Vers une solution au dilemme moral

Reste une question épineuse. Celle du dilemme moral auquel sont confrontées les IA autonomes. Une problématique déjà bien connue dans le secteur automobile. Entre éviter un piéton et emboutir une moto, que choisir ? "Certes ce dilemme se pose également à l'humain. Mais ce qui est toléré chez l'humain ne l'est pas chez un robot, même si celui-ci est statistiquement plus fiable", reconnait le CEO d'Axionable. "Il n'existe pas ou très peu de données d'entrainement pour simuler ces cas extrêmes, par définition très rares." Face à cette difficulté, les constructeurs préfèrent pour le moment s'en remettre à la présence d'un opérateur humain qui pourra à tout moment reprendre la main si nécessaire.

Philosophe et chercheur en éthique à l'Université de Montréal, Marin Gilbert propose une solution. "En partant d'une base de personnes considérées vertueuses qui aura été constituée à partir d'une consultation collective, on pourrait appliquer un algorithme à la proportionnel", explique-t-il dans les colonnes du Monde. Si 50% des personnes vertueuses évitent le piéton, 40% la moto, et 10% préfère s'en remettre au hasard, le véhicule pourrait alors prendre une décision respectant ces proportions. "D'un point de vue moral, on aboutirait à un résultat imprévisible, mais pas indifférent", conclut Marin Gilbert.
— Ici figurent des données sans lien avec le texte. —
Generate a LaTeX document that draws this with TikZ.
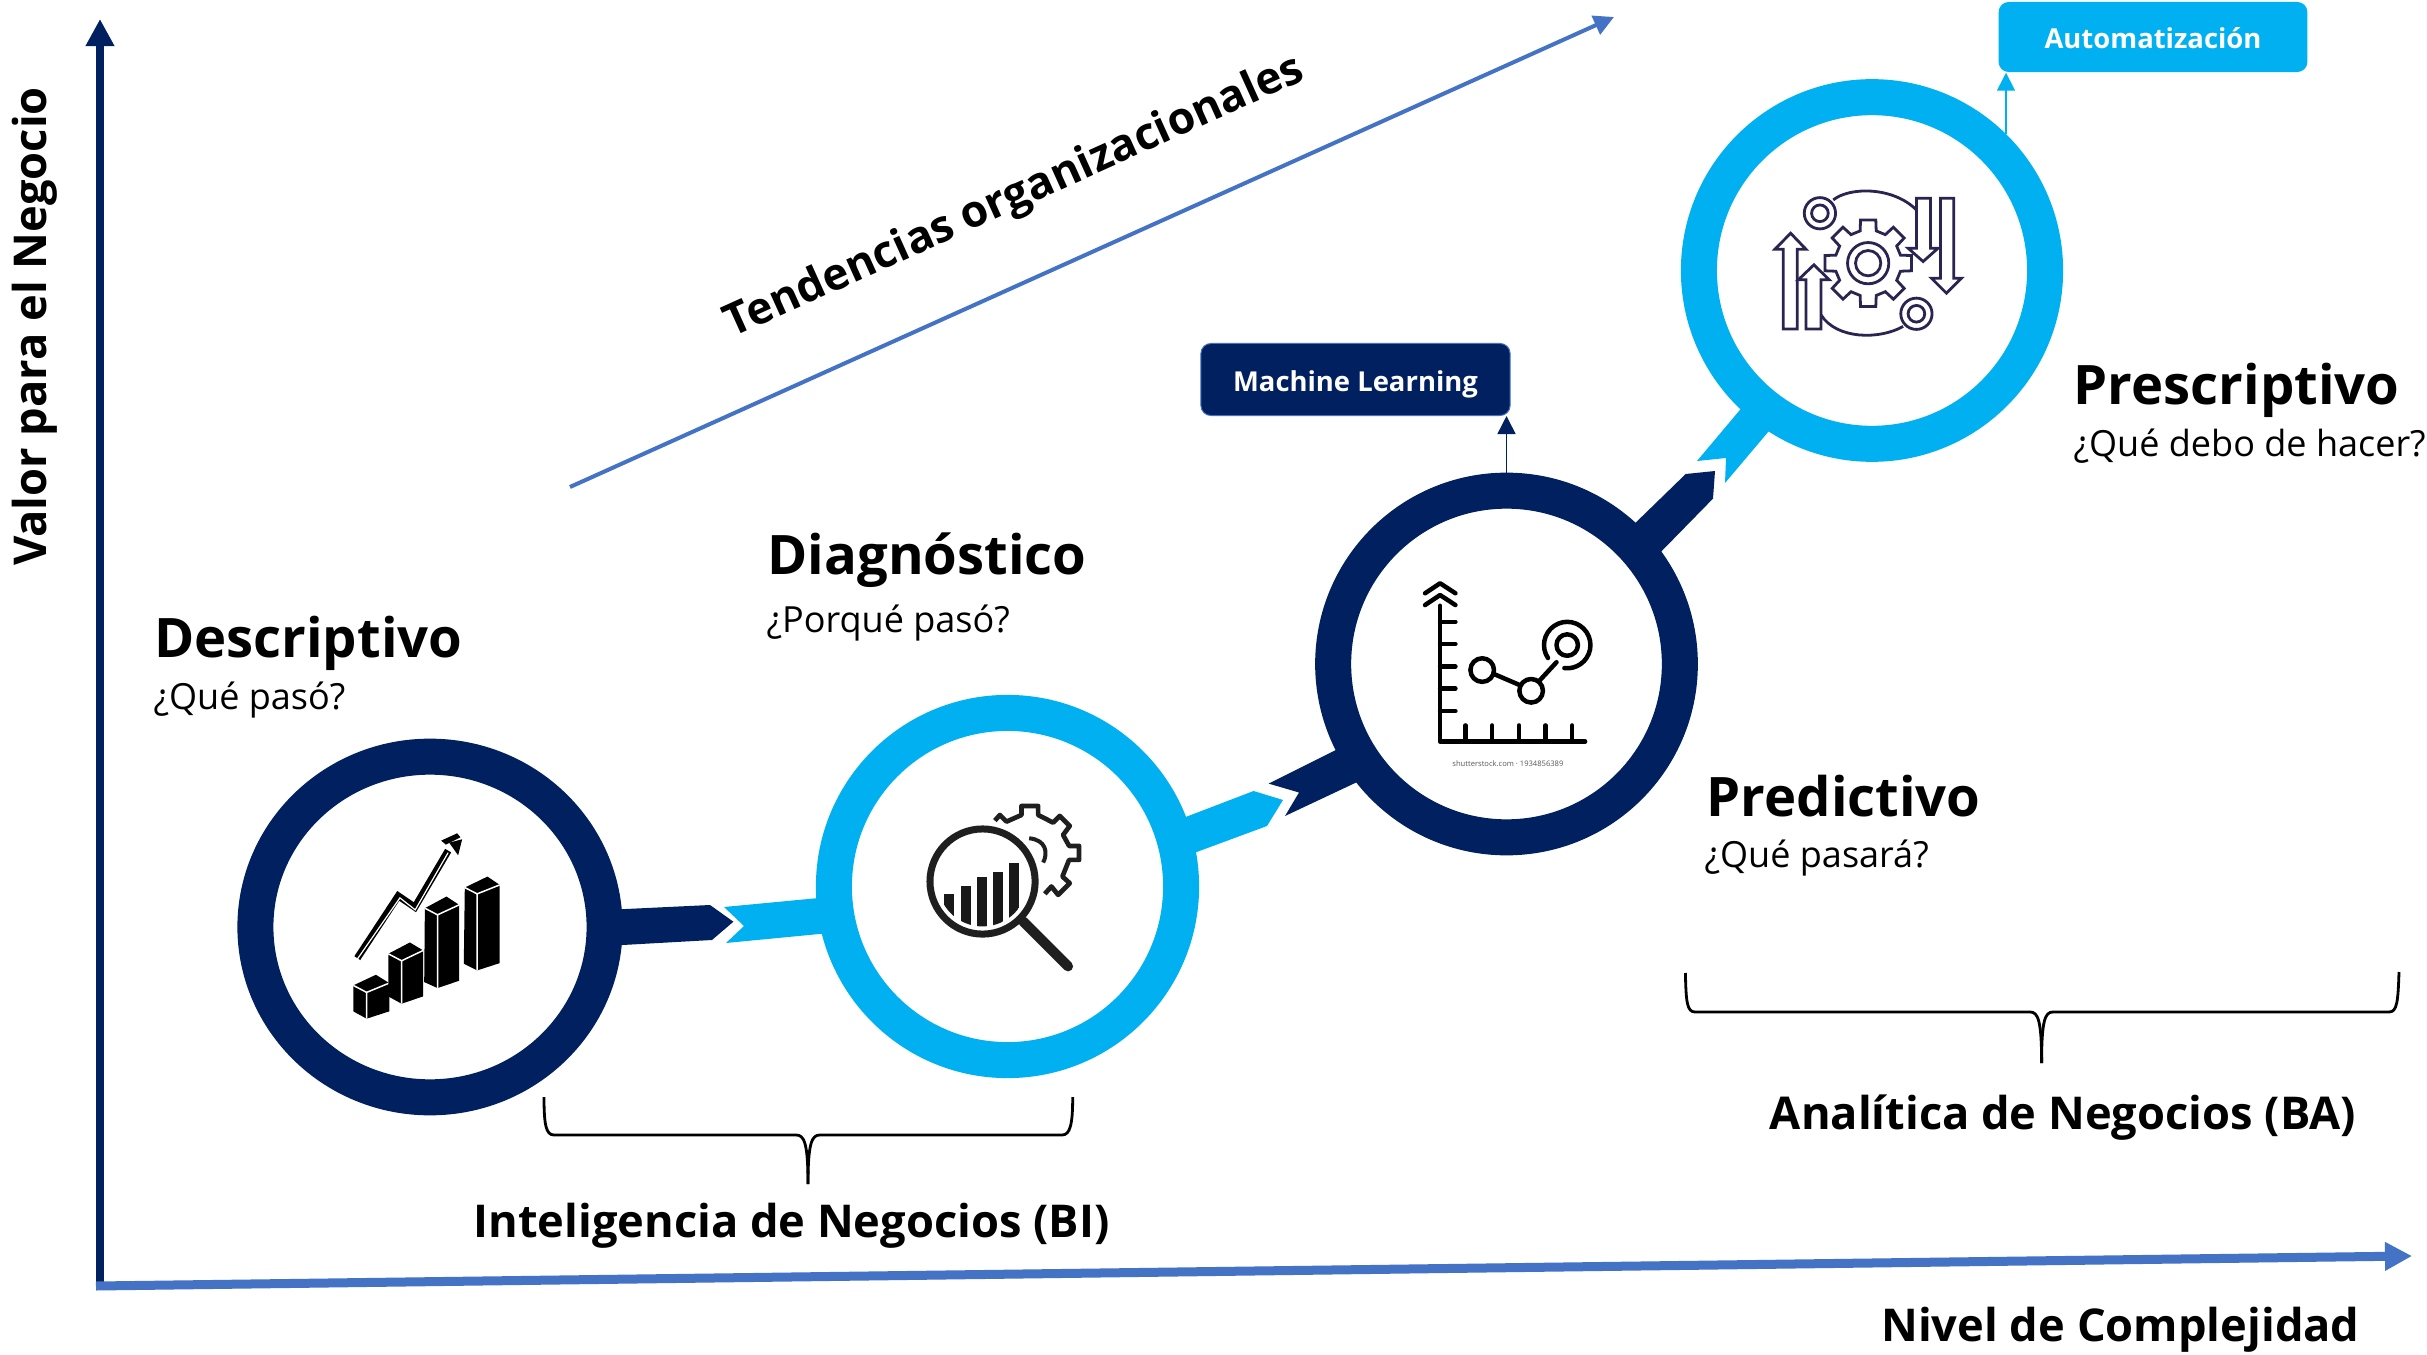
\documentclass[tikz,border=0pt]{standalone}
\usepackage{fontspec}
\setmainfont{Open Sans}
\usetikzlibrary{arrows.meta,shapes.geometric}
\definecolor{navy}{HTML}{002060}
\definecolor{cyanb}{HTML}{00B0F0}
\definecolor{blueb}{HTML}{4472C4}
\definecolor{iconp}{HTML}{2A2450}
\newcommand{\fs}[1]{\fontsize{\fpeval{#1*0.28453}pt}{\fpeval{#1*0.3}pt}\selectfont}
\newcommand{\isobar}[9]{% l c r ; back lTop cTop rTop ; lBot cBot
  \fill[black] (#1,#5) -- (#1+#3-#2,#4) -- (#3,#7) -- (#3,#9-22) -- (#2,#9) -- (#2-40,#8) -- cycle;
  \draw[white,line width=.015cm] (#1,#5) -- (#2,#6) -- (#3,#7) (#2,#6) -- (#2,#9);
}
\tikzset{
  ring/.style={ellipse,inner sep=0pt,fill=white,line width=.36cm},
  ttl/.style={anchor=base west,inner sep=0pt,font=\fs{54.4}\bfseries},
  sub/.style={anchor=base west,inner sep=0pt,font=\fs{36}},
  lbl/.style={anchor=base,inner sep=0pt,font=\fs{45.2}\bfseries},
  tag/.style={rounded corners=.1cm,minimum height=.72cm,text=white,text height=.23cm,text depth=0pt,inner ysep=0pt,font=\fs{27.4}\bfseries},
  brace/.style={line width=.028cm,black},
  tagarrow/.style={line width=.016cm,-{Triangle[length=.18cm,width=.18cm]}},
  iconline/.style={iconp,line width=.028cm},
  icontwo/.style={black!88,line width=.047cm,line join=round}
}
\begin{document}
\begin{tikzpicture}[x=.01cm,y=-.01cm]
\useasboundingbox (0,0) rectangle (2427,1355);
\fill[white] (0,0) rectangle (2427,1355);
% axes
\coordinate (yo) at (100,1285);
\coordinate (yt) at (100,19);
\coordinate (xo) at (96,1286);
\coordinate (xt) at (2412,1256);
\coordinate (ta) at (570,487);
\coordinate (tb) at (1614,17);
\draw[navy,line width=.085cm,-{Triangle[length=.27cm,width=.27cm]}] (yo) -- (yt);
\draw[blueb,line width=.09cm,-{Triangle[length=.27cm,width=.27cm]}] (xo) -- (xt);
\draw[blueb,line width=.04cm,-{Triangle[length=.2cm,width=.2cm]}] (ta) -- (tb);
% connectors (ribbons)
\fill[navy] (605,910) -- (710,905) -- (733.4,921.7) -- (712,940) -- (605,946) -- cycle;
\fill[cyanb] (724,907) -- (840,896) -- (840,932) -- (726,943) -- (744,926) -- cycle;
\fill[cyanb] (1170,823) -- (1253.6,791) -- (1283,800) -- (1267,826) -- (1175,860) -- cycle;
\fill[navy] (1268.6,783.6) -- (1350,743) -- (1370,776) -- (1285,816) -- (1299,792.5) -- cycle;
\fill[navy] (1625,533) -- (1685.7,474) -- (1715,471) -- (1713,498.6) -- (1650,563) -- cycle;
\fill[cyanb] (1755,392) -- (1697,461) -- (1726,458) -- (1725,483) -- (1785,412) -- cycle;
% rings
\node[ring,draw=navy,minimum width=3.49cm,minimum height=3.405cm] (r1) at (430,927) {};
\node[ring,draw=cyanb,minimum width=3.47cm,minimum height=3.47cm] (r2) at (1007.5,886.5) {};
\node[ring,draw=navy,minimum width=3.465cm,minimum height=3.465cm] (r3) at (1506.5,664) {};
\node[ring,draw=cyanb,minimum width=3.46cm,minimum height=3.465cm] (r4) at (1872,270.5) {};
% tags
\node[tag,fill=navy,draw=blueb,line width=.01cm,minimum width=3.09cm] (ml) at (1355.5,379.5) {Machine Learning};
\node[tag,fill=cyanb,minimum width=3.085cm,minimum height=.7cm] (auto) at (2153,37) {Automatización};
\draw[tagarrow,navy] (r3.north) -- (r3.north |- ml.south);
\coordinate (autostart) at (2006,134);
\draw[tagarrow,cyanb] (autostart) -- (autostart |- auto.south);
% icon 1
\begin{scope}[shift={(340,820)},x=.003333cm,y=-.003333cm]
\isobar{40}{80}{148}{465}{497}{518}{490}{575}{597}
\isobar{145}{185}{250}{368}{402}{423}{392}{530}{552}
\isobar{255}{293}{358}{230}{265}{285}{255}{487}{505}
\isobar{375}{412}{480}{170}{203}{222}{195}{432}{452}
\draw[black,line width=.07cm,miter limit=3] (52,415) -- (175,228) -- (225,262) -- (325,92);
\draw[white,line width=.012cm] (52,418) -- (180,234) -- (226,270) -- (325,98);
\fill[black] (328,68) -- (367,58) -- (355,106) -- cycle;
\fill[black] (304,62) -- (352,40) -- (362,52) -- (318,74) -- cycle;
\end{scope}
% icon 2
\begin{scope}[shift={(910,790)},x=.003333cm,y=-.003333cm]
\begin{scope}
\clip (218,275) circle (135);
\foreach \xa/\xb/\yt in {103/133/313,152/182/288,200/230/262,250/280/247,298/328/220}
  \fill[black!90] (\xa,\yt) rectangle (\xb,420);
\end{scope}
\draw[icontwo] (255,92) -- (270,75) -- (290,95) -- (335,75) -- (335,48) -- (385,48) -- (385,75) -- (430,98) -- (450,78) -- (480,108) -- (460,135) -- (478,168) -- (508,168) -- (508,210) -- (478,210) -- (458,260) -- (480,280) -- (445,315) -- (425,290) -- (405,312);
\draw[icontwo,line width=.04cm] (358,145) .. controls (410,150) and (415,190) .. (400,218);
\draw[icontwo,line width=.07cm] (218,275) circle (158);
\draw[icontwo,line width=.1cm,line cap=round] (340,395) -- (475,530);
\end{scope}
% icon 3
\begin{scope}[shift={(1200,320)},x=.003571cm,y=-.003571cm,line cap=round,line join=round]
\draw[black,line width=.045cm] (672,800) -- (672,1180) -- (1078,1180);
\foreach \yy in {845,907,970,1032,1095} \draw[black,line width=.045cm] (672,\yy) -- (715,\yy);
\foreach \xx in {743,818,893,967,1042} \draw[black,line width=.045cm] (\xx,1180) -- (\xx,1135);
\draw[black,line width=.045cm] (630,765) -- (672,737) -- (715,765) (630,798) -- (672,770) -- (715,798);
\draw[black,line width=.045cm] (790,980) circle (33) (927,1038) circle (33) (1028,910) circle (30);
\draw[black,line width=.045cm] (825,992) -- (895,1022) (950,1010) -- (998,958);
\draw[black,line width=.045cm] (1028,910) ++(146:65) arc[start angle=146,end angle=457,radius=65];
\node[text=black!65,font=\fs{7.6},inner sep=0pt] (stamp) at (862,1242) {shutterstock.com · 1934856389};
\end{scope}
% icon 4
\begin{scope}[shift={(1760,170)},x=.003333cm,y=-.003333cm]
\draw[iconline] (220,90) .. controls (270,50) and (400,50) .. (470,120);
\draw[iconline] (183,435) .. controls (230,510) and (360,510) .. (430,470);
\begin{scope}[shift={(325,280)}]
\draw[iconline,line join=miter] (-14:100) \foreach \a in {0,45,...,315} { -- (\a-14:100) -- (\a-10:132) -- (\a+10:132) -- (\a+14:100) } -- cycle;
\draw[iconline] (0,0) circle (62) (0,0) circle (38);
\end{scope}
\draw[iconline] (180,130) circle (47) (180,130) circle (25);
\draw[iconline] (470,432) circle (47) (470,432) circle (25);
\draw[iconline,fill=white] (70,478) -- (70,238) -- (45,238) -- (92,190) -- (138,238) -- (112,238) -- (112,478) -- cycle;
\draw[iconline,fill=white] (138,478) -- (138,330) -- (115,330) -- (162,285) -- (208,330) -- (183,330) -- (183,478) -- cycle;
\draw[iconline,fill=white] (470,85) -- (512,85) -- (512,235) -- (535,235) -- (490,275) -- (445,235) -- (470,235) -- cycle;
\draw[iconline,fill=white] (542,85) -- (582,85) -- (582,325) -- (605,325) -- (560,370) -- (515,325) -- (542,325) -- cycle;
\end{scope}
% braces
\coordinate (bil) at (544,1097); \coordinate (bir) at (1072.7,1097); \coordinate (bic) at (808,1184);
\draw[brace] (bil) .. controls (544,1125) and (546,1135) .. (554,1135) -- (796,1135) .. controls (804,1135) and (808,1142) .. (bic);
\draw[brace] (bir) .. controls (1072.7,1125) and (1070,1135) .. (1062,1135) -- (820,1135) .. controls (812,1135) and (808,1142) .. (bic);
\coordinate (bal) at (1685.4,973); \coordinate (bar) at (2399,972); \coordinate (bac) at (2041.6,1063);
\draw[brace] (bal) .. controls (1686,1002) and (1687,1012) .. (1695,1012) -- (2030,1012) .. controls (2038,1012) and (2041.6,1020) .. (bac);
\draw[brace] (bar) .. controls (2398,1002) and (2397,1012) .. (2389,1012) -- (2053,1012) .. controls (2045,1012) and (2041.6,1020) .. (bac);
% text
\node[ttl] (t1) at (153.5,657.5) {Descriptivo};
\node[sub] (s1) at (153,709) {¿Qué pasó?};
\node[ttl] (t2) at (767,574) {Diagnóstico};
\node[sub] (s2) at (766,633) {¿Porqué pasó?};
\node[ttl] (t3) at (1706,816) {Predictivo};
\node[sub] (s3) at (1704,867.5) {¿Qué pasará?};
\node[ttl] (t4) at (2073,405) {Prescriptivo};
\node[sub] (s4) at (2073,457) {¿Qué debo de hacer?};
\node[lbl] (bi) at (791.5,1237.5) {Inteligencia de Negocios (BI)};
\node[lbl] (ba) at (2063,1129.5) {Analítica de Negocios (BA)};
\node[lbl] (xl) at (2120.5,1341.5) {Nivel de Complejidad};
\node[lbl,rotate=90] (yl) at (46,326.5) {Valor para el Negocio};
\node[font=\fs{44.3}\bfseries,rotate=24.3,inner sep=0pt] (tr) at (1015,198) {Tendencias organizacionales};
\end{tikzpicture}
\end{document}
Isabelle Budor de réagir : "C'est une piste intéressante. Elle introduit néanmoins un volet subjectif tout en faisant peser une grosse pression sur les épaules des personnes retenues." La directrice associée de Capgemini Invent préfère une autre solution : partir d'historiques revus et corrigés pour éliminer les biais et tenir compte des configurations extrêmes. Une voie qui semble faire consensus. Pour preuve : 82% des décideurs IT impliqués dans des projets de vision par ordinateur saluent les bienfaits de cette démarche dite de synthetic data, tout en pointant du doigt les risques d'une collecte sans filet des données du "monde réel". C'est là l'un des principaux enseignements d'une étude réalisée par l'éditeur Synthesis.ai en lien avec le cabinet Vanson Bourne.